A Riemannian Proximal Newton-CG Method

TL;DR

This paper introduces a Riemannian proximal Newton-CG method that combines conjugate gradient techniques with Newton methods, ensuring global convergence and superlinear local convergence for optimization problems on manifolds, and demonstrates superior performance in experiments.

Contribution

It proposes a novel Riemannian proximal Newton-CG algorithm that guarantees both global and local superlinear convergence, improving upon existing hybrid approaches.

Findings

The method converges globally and superlinearly locally.

Numerical experiments show it outperforms existing methods.

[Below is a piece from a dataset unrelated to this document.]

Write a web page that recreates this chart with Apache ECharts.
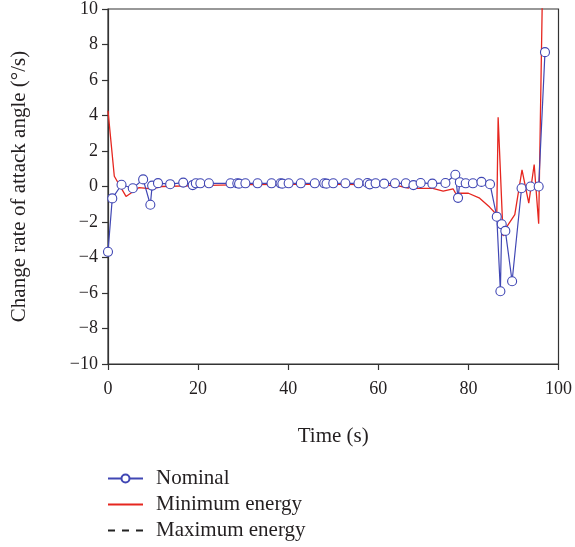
<!DOCTYPE html>
<html><head><meta charset="utf-8">
<script src="https://cdn.jsdelivr.net/npm/echarts@6/dist/echarts.min.js"></script>
<style>html,body{margin:0;padding:0;background:#fff}#c{width:575px;height:547px}</style>
</head><body><div id="c"></div>
<script>
var nominalX = [0,0.95,3.0,5.5,7.8,9.4,9.8,11.1,13.8,16.7,18.8,19.5,20.5,22.4,27.2,28.7,29.1,30.5,33.2,36.3,38.3,38.7,40.1,42.8,45.9,48.0,48.5,50.0,52.7,55.6,57.6,58.1,59.4,61.3,63.7,66.1,67.8,69.4,72.0,74.9,77.1,77.7,78.1,79.4,81.0,82.9,84.8,86.3,87.1,87.4,88.2,89.7,91.8,93.8,95.6,97.0];
var nominalY = [-3.68,-0.67,0.1,-0.1,0.4,-1.03,0.05,0.19,0.13,0.22,0.08,0.18,0.18,0.18,0.18,0.18,0.16,0.18,0.18,0.18,0.18,0.16,0.18,0.18,0.18,0.18,0.16,0.18,0.18,0.18,0.2,0.12,0.18,0.16,0.18,0.18,0.08,0.2,0.16,0.2,0.66,-0.64,0.24,0.18,0.18,0.26,0.13,-1.7,-5.9,-2.13,-2.5,-5.34,-0.1,0.0,0.0,7.57];
var minX = [0,1.4,4.0,6.9,9.7,11.9,20,30,40,50,60,64.7,66.7,67.6,68.6,72.1,74.4,76.6,77.3,78.0,80.0,82.5,84.7,86.3,86.6,87.7,88.5,90.3,91.9,93.4,94.6,95.6,96.4];
var minY = [4.27,0.58,-0.56,-0.06,-0.13,0.0,0.05,0.1,0.12,0.12,0.1,0.02,-0.09,0.2,-0.1,-0.1,-0.26,-0.13,-0.45,-0.37,-0.38,-0.66,-1.16,-1.59,3.9,-2.79,-2.28,-1.59,0.94,-0.94,1.24,-2.1,10.5];
var maxX = [];
var maxY = [];
var seriesNames = ['Nominal','Minimum energy','Maximum energy'];
var xTicks = {min:0,max:100,interval:20};
var yTicks = {min:-10,max:10,interval:2};

function pairs(xs, ys){ return xs.map(function(x,i){return [x, ys[i]];}); }
var FONT = '"Liberation Serif", "DejaVu Serif", serif';
var TXT = '#231f20';
var AX = '#333333';
var chart = echarts.init(document.getElementById('c'));
chart.setOption({
  animation:false,
  textStyle:{fontFamily:FONT},
  grid:{left:108,right:16,top:8,bottom:183,show:true,borderColor:AX,borderWidth:1.2,backgroundColor:'transparent'},
  legend:{
    orient:'vertical',left:102,top:463,itemWidth:35,itemHeight:10,itemGap:5,
    textStyle:{fontFamily:FONT,fontSize:21,color:TXT,padding:[0,0,0,8]},
    data:[
      {name:seriesNames[0]},
      {name:seriesNames[1],itemStyle:{opacity:0}},
      {name:seriesNames[2],itemStyle:{opacity:0},lineStyle:{type:[7,7]}}
    ]
  },
  xAxis:{
    type:'value',min:xTicks.min,max:xTicks.max,interval:xTicks.interval,
    name:'Time (s)',nameLocation:'middle',nameGap:62,
    nameTextStyle:{fontFamily:FONT,fontSize:21,color:TXT},
    axisLine:{show:true,onZero:false,lineStyle:{color:AX,width:1.2}},
    axisTick:{show:true,inside:false,length:6,lineStyle:{color:AX,width:1.2}},
    axisLabel:{fontFamily:FONT,fontSize:18,color:TXT,margin:16},
    splitLine:{show:false}
  },
  yAxis:{
    type:'value',min:yTicks.min,max:yTicks.max,interval:yTicks.interval,
    name:'Change rate of attack angle (°/s)',nameLocation:'middle',nameGap:78,
    nameTextStyle:{fontFamily:FONT,fontSize:21,color:TXT},
    axisLine:{show:true,onZero:false,lineStyle:{color:AX,width:1.2}},
    axisTick:{show:true,inside:false,length:6,lineStyle:{color:AX,width:1.2}},
    axisLabel:{fontFamily:FONT,fontSize:18,color:TXT,margin:10,
      formatter:function(v){return String(v).replace('-','\u2212');}},
    splitLine:{show:false}
  },
  series:[
    {name:seriesNames[1],type:'line',data:pairs(minX,minY),showSymbol:false,symbol:'none',
     lineStyle:{color:'#e6261f',width:1.3},itemStyle:{color:'#e6261f'},z:2},
    {name:seriesNames[0],type:'line',data:pairs(nominalX,nominalY),symbol:'circle',symbolSize:9,showAllSymbol:true,
     lineStyle:{color:'#4047b4',width:1.2},itemStyle:{color:'#ffffff',borderColor:'#4047b4',borderWidth:1.1,opacity:1},z:3},
    {name:seriesNames[2],type:'line',data:pairs(maxX,maxY),symbol:'none',
     lineStyle:{color:'#222',width:1.2,type:[5,5]},itemStyle:{color:'#222'},z:1}
  ]
});
</script></body></html>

The approach effectively handles optimization on manifolds with sparsity constraints.

Abstract

Recently, a Riemannian proximal Newton method has been developed for optimizing problems in the form of $\min_{x\in\mathcal{M}} f(x) + \mu \|x\|_1$, where $\mathcal{M}$ is a compact embedded submanifold and $f(x)$ is smooth. Although this method converges superlinearly locally, global convergence is not guaranteed. The existing remedy relies on a hybrid approach: running a Riemannian proximal gradient method until the iterate is sufficiently accurate and switching to the Riemannian proximal Newton method. This existing approach is sensitive to the switching parameter. This paper proposes a Riemannian proximal Newton-CG method that merges the truncated conjugate gradient method with the Riemannian proximal Newton method. The global convergence and local superlinear convergence are proven. Numerical experiments show that the proposed method outperforms other state-of-the-art methods.